Task to complete: Write out the full listing again, exactly as it stands.

Data section:
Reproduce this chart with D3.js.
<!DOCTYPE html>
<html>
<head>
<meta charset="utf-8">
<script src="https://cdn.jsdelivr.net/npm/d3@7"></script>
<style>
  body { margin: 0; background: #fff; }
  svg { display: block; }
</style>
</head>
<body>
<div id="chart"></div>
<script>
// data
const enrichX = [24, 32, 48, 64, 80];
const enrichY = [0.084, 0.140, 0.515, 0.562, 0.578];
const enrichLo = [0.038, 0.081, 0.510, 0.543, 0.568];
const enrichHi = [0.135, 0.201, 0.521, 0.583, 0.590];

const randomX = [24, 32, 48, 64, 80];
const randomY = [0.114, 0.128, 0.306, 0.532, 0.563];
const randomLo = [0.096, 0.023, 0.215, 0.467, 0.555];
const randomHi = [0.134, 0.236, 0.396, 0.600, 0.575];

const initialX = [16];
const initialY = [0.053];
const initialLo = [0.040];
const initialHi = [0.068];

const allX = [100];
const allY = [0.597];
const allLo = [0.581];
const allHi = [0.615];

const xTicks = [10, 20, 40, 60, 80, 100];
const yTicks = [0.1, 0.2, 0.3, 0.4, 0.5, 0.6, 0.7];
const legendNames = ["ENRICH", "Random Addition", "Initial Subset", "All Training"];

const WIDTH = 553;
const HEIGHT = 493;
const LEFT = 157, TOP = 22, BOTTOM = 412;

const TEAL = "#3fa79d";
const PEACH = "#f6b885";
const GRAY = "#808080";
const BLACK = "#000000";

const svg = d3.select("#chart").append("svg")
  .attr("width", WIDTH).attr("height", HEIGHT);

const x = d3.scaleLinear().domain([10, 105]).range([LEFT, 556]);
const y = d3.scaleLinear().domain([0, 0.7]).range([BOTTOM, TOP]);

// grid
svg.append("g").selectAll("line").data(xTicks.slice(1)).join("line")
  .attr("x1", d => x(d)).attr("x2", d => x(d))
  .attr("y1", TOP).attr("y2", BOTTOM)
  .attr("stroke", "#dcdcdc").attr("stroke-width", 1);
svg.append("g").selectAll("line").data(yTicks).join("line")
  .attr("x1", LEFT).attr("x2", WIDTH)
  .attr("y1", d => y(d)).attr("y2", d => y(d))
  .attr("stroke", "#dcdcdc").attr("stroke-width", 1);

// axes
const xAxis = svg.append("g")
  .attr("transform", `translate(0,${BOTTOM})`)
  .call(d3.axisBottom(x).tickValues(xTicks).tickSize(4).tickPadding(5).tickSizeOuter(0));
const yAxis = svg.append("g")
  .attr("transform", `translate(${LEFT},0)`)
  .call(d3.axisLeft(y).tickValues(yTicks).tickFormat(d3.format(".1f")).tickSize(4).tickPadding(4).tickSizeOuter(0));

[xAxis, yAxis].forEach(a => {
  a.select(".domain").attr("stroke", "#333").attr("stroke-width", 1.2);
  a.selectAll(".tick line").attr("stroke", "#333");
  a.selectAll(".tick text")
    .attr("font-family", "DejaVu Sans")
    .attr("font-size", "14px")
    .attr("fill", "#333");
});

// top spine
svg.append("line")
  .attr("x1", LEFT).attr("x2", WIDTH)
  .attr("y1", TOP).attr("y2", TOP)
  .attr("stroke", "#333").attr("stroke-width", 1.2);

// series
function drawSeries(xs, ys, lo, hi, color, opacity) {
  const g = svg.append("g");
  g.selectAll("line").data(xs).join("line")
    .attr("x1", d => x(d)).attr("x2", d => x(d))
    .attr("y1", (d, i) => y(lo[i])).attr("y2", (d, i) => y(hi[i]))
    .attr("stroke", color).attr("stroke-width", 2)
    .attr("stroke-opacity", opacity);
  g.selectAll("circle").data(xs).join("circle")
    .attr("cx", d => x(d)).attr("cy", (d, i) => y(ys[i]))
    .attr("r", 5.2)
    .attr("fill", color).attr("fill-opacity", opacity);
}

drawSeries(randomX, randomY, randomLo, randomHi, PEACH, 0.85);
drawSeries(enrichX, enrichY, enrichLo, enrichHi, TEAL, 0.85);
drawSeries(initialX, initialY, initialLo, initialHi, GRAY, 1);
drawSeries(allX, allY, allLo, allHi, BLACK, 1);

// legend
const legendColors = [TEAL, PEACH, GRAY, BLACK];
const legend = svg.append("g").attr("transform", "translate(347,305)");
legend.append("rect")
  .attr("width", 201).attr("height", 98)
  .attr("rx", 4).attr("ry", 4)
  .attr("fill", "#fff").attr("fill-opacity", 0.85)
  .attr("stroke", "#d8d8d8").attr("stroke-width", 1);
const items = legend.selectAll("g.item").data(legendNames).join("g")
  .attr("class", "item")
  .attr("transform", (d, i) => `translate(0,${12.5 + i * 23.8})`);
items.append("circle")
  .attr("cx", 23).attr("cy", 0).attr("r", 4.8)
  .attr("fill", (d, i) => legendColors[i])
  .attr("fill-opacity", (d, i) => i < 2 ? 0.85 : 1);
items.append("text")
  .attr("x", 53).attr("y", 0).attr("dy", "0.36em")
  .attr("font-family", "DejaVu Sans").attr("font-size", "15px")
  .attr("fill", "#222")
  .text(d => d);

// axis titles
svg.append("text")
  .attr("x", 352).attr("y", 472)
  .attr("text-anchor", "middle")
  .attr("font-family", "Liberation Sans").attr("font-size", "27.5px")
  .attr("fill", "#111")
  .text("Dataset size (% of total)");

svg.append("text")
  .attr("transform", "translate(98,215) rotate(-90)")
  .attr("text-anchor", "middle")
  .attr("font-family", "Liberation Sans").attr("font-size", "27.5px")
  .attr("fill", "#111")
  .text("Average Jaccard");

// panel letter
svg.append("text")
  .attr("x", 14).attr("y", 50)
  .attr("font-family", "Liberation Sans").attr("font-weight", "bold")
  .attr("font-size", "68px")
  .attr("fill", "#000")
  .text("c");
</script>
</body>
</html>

Answer to this problem:
Reproduce this chart with D3.js.
<!DOCTYPE html>
<html>
<head>
<meta charset="utf-8">
<script src="https://cdn.jsdelivr.net/npm/d3@7"></script>
<style>
  body { margin: 0; background: #fff; }
  svg { display: block; }
</style>
</head>
<body>
<div id="chart"></div>
<script>
// data
const enrichX = [24, 32, 48, 64, 80];
const enrichY = [0.084, 0.140, 0.515, 0.562, 0.578];
const enrichLo = [0.038, 0.081, 0.510, 0.543, 0.568];
const enrichHi = [0.135, 0.201, 0.521, 0.583, 0.590];

const randomX = [24, 32, 48, 64, 80];
const randomY = [0.114, 0.128, 0.306, 0.532, 0.563];
const randomLo = [0.096, 0.023, 0.215, 0.467, 0.555];
const randomHi = [0.134, 0.236, 0.396, 0.600, 0.575];

const initialX = [16];
const initialY = [0.053];
const initialLo = [0.040];
const initialHi = [0.068];

const allX = [100];
const allY = [0.597];
const allLo = [0.581];
const allHi = [0.615];

const xTicks = [10, 20, 40, 60, 80, 100];
const yTicks = [0.1, 0.2, 0.3, 0.4, 0.5, 0.6, 0.7];
const legendNames = ["ENRICH", "Random Addition", "Initial Subset", "All Training"];

const WIDTH = 553;
const HEIGHT = 493;
const LEFT = 157, TOP = 22, BOTTOM = 412;

const TEAL = "#3fa79d";
const PEACH = "#f6b885";
const GRAY = "#808080";
const BLACK = "#000000";

const svg = d3.select("#chart").append("svg")
  .attr("width", WIDTH).attr("height", HEIGHT);

const x = d3.scaleLinear().domain([10, 105]).range([LEFT, 556]);
const y = d3.scaleLinear().domain([0, 0.7]).range([BOTTOM, TOP]);

// grid
svg.append("g").selectAll("line").data(xTicks.slice(1)).join("line")
  .attr("x1", d => x(d)).attr("x2", d => x(d))
  .attr("y1", TOP).attr("y2", BOTTOM)
  .attr("stroke", "#dcdcdc").attr("stroke-width", 1);
svg.append("g").selectAll("line").data(yTicks).join("line")
  .attr("x1", LEFT).attr("x2", WIDTH)
  .attr("y1", d => y(d)).attr("y2", d => y(d))
  .attr("stroke", "#dcdcdc").attr("stroke-width", 1);

// axes
const xAxis = svg.append("g")
  .attr("transform", `translate(0,${BOTTOM})`)
  .call(d3.axisBottom(x).tickValues(xTicks).tickSize(4).tickPadding(5).tickSizeOuter(0));
const yAxis = svg.append("g")
  .attr("transform", `translate(${LEFT},0)`)
  .call(d3.axisLeft(y).tickValues(yTicks).tickFormat(d3.format(".1f")).tickSize(4).tickPadding(4).tickSizeOuter(0));

[xAxis, yAxis].forEach(a => {
  a.select(".domain").attr("stroke", "#333").attr("stroke-width", 1.2);
  a.selectAll(".tick line").attr("stroke", "#333");
  a.selectAll(".tick text")
    .attr("font-family", "DejaVu Sans")
    .attr("font-size", "14px")
    .attr("fill", "#333");
});

// top spine
svg.append("line")
  .attr("x1", LEFT).attr("x2", WIDTH)
  .attr("y1", TOP).attr("y2", TOP)
  .attr("stroke", "#333").attr("stroke-width", 1.2);

// series
function drawSeries(xs, ys, lo, hi, color, opacity) {
  const g = svg.append("g");
  g.selectAll("line").data(xs).join("line")
    .attr("x1", d => x(d)).attr("x2", d => x(d))
    .attr("y1", (d, i) => y(lo[i])).attr("y2", (d, i) => y(hi[i]))
    .attr("stroke", color).attr("stroke-width", 2)
    .attr("stroke-opacity", opacity);
  g.selectAll("circle").data(xs).join("circle")
    .attr("cx", d => x(d)).attr("cy", (d, i) => y(ys[i]))
    .attr("r", 5.2)
    .attr("fill", color).attr("fill-opacity", opacity);
}

drawSeries(randomX, randomY, randomLo, randomHi, PEACH, 0.85);
drawSeries(enrichX, enrichY, enrichLo, enrichHi, TEAL, 0.85);
drawSeries(initialX, initialY, initialLo, initialHi, GRAY, 1);
drawSeries(allX, allY, allLo, allHi, BLACK, 1);

// legend
const legendColors = [TEAL, PEACH, GRAY, BLACK];
const legend = svg.append("g").attr("transform", "translate(347,305)");
legend.append("rect")
  .attr("width", 201).attr("height", 98)
  .attr("rx", 4).attr("ry", 4)
  .attr("fill", "#fff").attr("fill-opacity", 0.85)
  .attr("stroke", "#d8d8d8").attr("stroke-width", 1);
const items = legend.selectAll("g.item").data(legendNames).join("g")
  .attr("class", "item")
  .attr("transform", (d, i) => `translate(0,${12.5 + i * 23.8})`);
items.append("circle")
  .attr("cx", 23).attr("cy", 0).attr("r", 4.8)
  .attr("fill", (d, i) => legendColors[i])
  .attr("fill-opacity", (d, i) => i < 2 ? 0.85 : 1);
items.append("text")
  .attr("x", 53).attr("y", 0).attr("dy", "0.36em")
  .attr("font-family", "DejaVu Sans").attr("font-size", "15px")
  .attr("fill", "#222")
  .text(d => d);

// axis titles
svg.append("text")
  .attr("x", 352).attr("y", 472)
  .attr("text-anchor", "middle")
  .attr("font-family", "Liberation Sans").attr("font-size", "27.5px")
  .attr("fill", "#111")
  .text("Dataset size (% of total)");

svg.append("text")
  .attr("transform", "translate(98,215) rotate(-90)")
  .attr("text-anchor", "middle")
  .attr("font-family", "Liberation Sans").attr("font-size", "27.5px")
  .attr("fill", "#111")
  .text("Average Jaccard");

// panel letter
svg.append("text")
  .attr("x", 14).attr("y", 50)
  .attr("font-family", "Liberation Sans").attr("font-weight", "bold")
  .attr("font-size", "68px")
  .attr("fill", "#000")
  .text("c");
</script>
</body>
</html>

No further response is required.